Challenge Your Wine Senses
Last Sunday, my wife, Sheri (@sherimoto), and I went to Calistoga, CA and participated in a truly fun and unique experience in wine country. Our friend, Marcy Gordon (@marcygordon), a fellow blogger, invited us to join her and a group of wine bloggers at Wine Sensory Experience.
As their website states, Wine Sensory Experience helps you develop sensory memories that you can store and recall later when tasting wine. Being able to accurately describe a wine and make good tasting notes is an important part of wine tasting. At least, it is for me, so this class was a really fun and enlightening experience.
We experienced 25 different aromas and tasted some chocolate with several unknown ingredients. We also found out first-hand how glass shape affects your wine experience. 20 of the aromas and 6 different chocolates were sniffed and tasted blind. T’Anne Butcher, the owner and our wine educator, used black wine glasses so we couldn’t see the contents.

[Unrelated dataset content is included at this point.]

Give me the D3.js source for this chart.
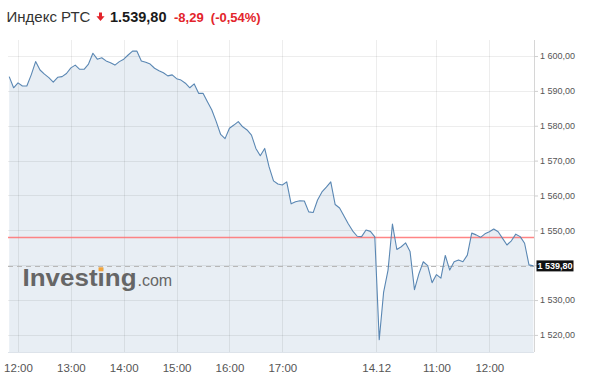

Among our group of distinguished sniffers, John Corcoran (@DrncPno), managed to guess 17 different aromas and tastes, which is extremely good. Yours truly only managed to get 10 correct, mostly in the barrel aromas category. Even Sheri did better than me. Surprisingly, one of the aromas that I missed was bacon. I attribute my poor showing to allergies and the fact that the bacon wasn’t cooked. That’s my story and I’m stickin’ to it.
After challenging our senses, we were able to taste some of the wonderful W.H. Smith wines that T’Anne’s parents Bill and Joan Smith produce at their Howell Mountain estate from fruit grown on their property and the Sonoma Coast. It was an opportunity to put our sensory experience to use.
Thanks to T’Anne and Marcy for such a fun and memorable event. I recommend this to anyone wanting to improve their wine tasting experience.
from → Blind Tasting Results, Social Media, Wine Events
Sounds fun. I really enjoyed the two day Sensory analysis class at UC Davis.
Have to see if we can do one of these locally in Healdsburg.
I love those kinds of experiences! I took Sensory Evaulation at NW Wine Academy, but could do it over and over and keep learning. Have you heard of any wineries doing this in Washington state?
It was an interesting display and I was disappointed to hear that they may stop doing it since it’s rather costly to put fresh ingredients in those glasses.